L’Encyclopédie/1re édition/PHANTOME

PHARAON  ►

PHANTOME, s. m. (Théolog. payenne.) spectre effrayant. La même source d’où sont venus les oracles, a donné naissance aux phantômes. On se forgea des dieux qui n’inspiroient que la terreur & la crainte des maux qu’on les croyoit capables de faire : ayant plus de part à la religion des peuples, que la confiance & l’amour de la justice, les esprits s’occuperent des idées de leurs divinités redoutables, sous des figures monstrueuses, qui ne pouvoient manquer d’altérer l’imagination des enfans. Ces vains phantômes les tenoient dans une frayeur terrible, qui duroit quelquefois autant que leur vie.

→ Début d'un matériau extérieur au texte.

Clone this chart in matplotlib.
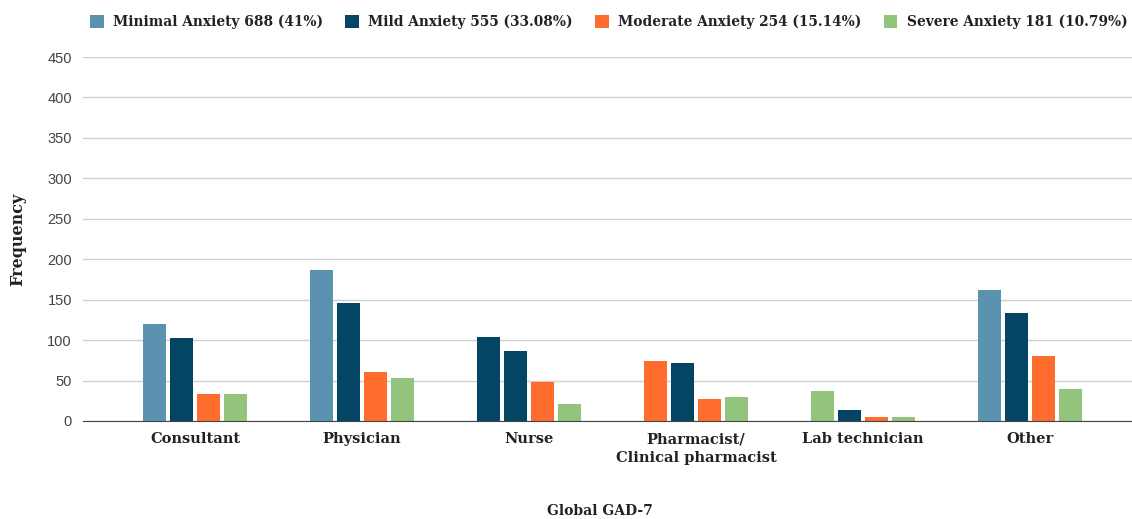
import matplotlib
matplotlib.use("Agg")
import matplotlib.pyplot as plt
import numpy as np
from matplotlib.patches import Patch

categories = ["Consultant", "Physician", "Nurse", "Pharmacist/\nClinical pharmacist", "Lab technician", "Other"]
series_labels = ["Minimal Anxiety 688 (41%)", "Mild Anxiety 555 (33.08%)",
                 "Moderate Anxiety 254 (15.14%)", "Severe Anxiety 181 (10.79%)"]
minimal = [120, 187, 104, 74, 37, 162]
mild = [102, 146, 87, 72, 14, 133]
moderate = [33, 60, 48, 27, 5, 80]
severe = [33, 53, 21, 30, 5, 39]
yticks = [0, 50, 100, 150, 200, 250, 300, 350, 400, 450]

C_MIN, C_MILD, C_MOD, C_SEV = "#5B92B0", "#034563", "#FF6D2E", "#93C47D"
series_colors = [C_MIN, C_MILD, C_MOD, C_SEV]
# per-bar colours as shown in the reference (some groups are recoloured)
bar_colors = [
    [C_MIN, C_MIN, C_MILD, C_MOD, C_SEV, C_MIN],
    [C_MILD, C_MILD, C_MILD, C_MILD, C_MILD, C_MILD],
    [C_MOD, C_MOD, C_MOD, C_MOD, C_MOD, C_MOD],
    [C_SEV, C_SEV, C_SEV, C_SEV, C_SEV, C_SEV],
]

W, H = 1132, 519
fig = plt.figure(figsize=(W / 100, H / 100), dpi=100)
ax = fig.add_axes([83 / W, (H - 421) / H, (1132 - 83) / W, (421 - 57) / H])

x = np.arange(len(categories))
stride = 0.16
bw = 0.138
data = [minimal, mild, moderate, severe]
for k, vals in enumerate(data):
    ax.bar(x + (k - 1.5) * stride, vals, width=bw, color=bar_colors[k], zorder=3,
           label=series_labels[k])

ax.set_ylim(0, 450)
ax.set_xlim((83 - 195) / 167, (1132 - 195) / 167)
ax.set_yticks(yticks)
ax.tick_params(axis="y", length=0, pad=8, labelsize=10.5, labelcolor="#444444")
for t in ax.get_yticklabels():
    t.set_fontfamily("Liberation Sans")
ax.grid(axis="y", color="#d0d0d0", linewidth=1, zorder=0)
for s in ["top", "right", "left"]:
    ax.spines[s].set_visible(False)
ax.spines["bottom"].set_color("#444444")
ax.spines["bottom"].set_zorder(4)
ax.set_xticks(x)
ax.set_xticklabels(categories, fontfamily="DejaVu Serif", fontweight="bold", fontsize=10.5,
                   color="#222222", linespacing=1.45)
ax.tick_params(axis="x", length=0, pad=8)

fig.text(18 / W, 0.5 * ((H - 421) + (H - 57)) / H, "Frequency", rotation=90, ha="center", va="center",
         fontfamily="DejaVu Serif", fontweight="bold", fontsize=11.5, color="#222222")
fig.text(600 / W, (H - 511) / H, "Global GAD-7", ha="center", va="center",
         fontfamily="DejaVu Serif", fontweight="bold", fontsize=10, color="#222222")

handles = [Patch(facecolor=c) for c in series_colors]
leg = fig.legend(handles, series_labels, loc="center left", bbox_to_anchor=(87 / W, (H - 22) / H),
                 ncol=4, frameon=False, handlelength=1.0, handleheight=1.15, handletextpad=0.7,
                 columnspacing=1.6, borderaxespad=0, borderpad=0.2,
                 prop={"family": "DejaVu Serif", "weight": "bold", "size": 9.9})
for t in leg.get_texts():
    t.set_color("#222222")

fig.savefig("out.png", dpi=100)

Mais les poëtes ôterent aux phantômes leur appareil ridicule, pour ne les considérer que comme des illusions que les dieux employoient quelquefois à tromper les hommes ; c’est ainsi que dans Virgile, Junon voulant sauver Turnus, & le tirer de la mêlée où il exposoit témérairement sa valeur, forma d’une épaisse nuée, le phantôme d’Enée, auquel elle donna les armes, la démarche & le son de voix du prince troyen. Elle présente ce phantôme devant Turnus, qui ne manqua pas d’abord de l’attaquer ; le faux Enée se sauve, & Turnus le poursuit jusques dans un vaisseau qui se trouvoit au port : alors la déesse pousse le vaisseau en pleine mer, & fait disparoître le rival imaginaire du prince Rutule.

Quo fugis Ænea, thalamos ne desere pactos ?
Talia vociferans, sequitur, strictumque coruscat
Mucronem, nec ferre videt sua gaudia ventos.

Æneïd. lib. 10. v. 649.

« Où fuis-tu Enée, s’écrie-t-il, n’abandonne pas l’épouse qui t’est promise » ? En parlant ainsi, il poursuit un phantôme, l’épée à la main, & ne voit pas que les vents emportent sa fausse joie. (D. J.)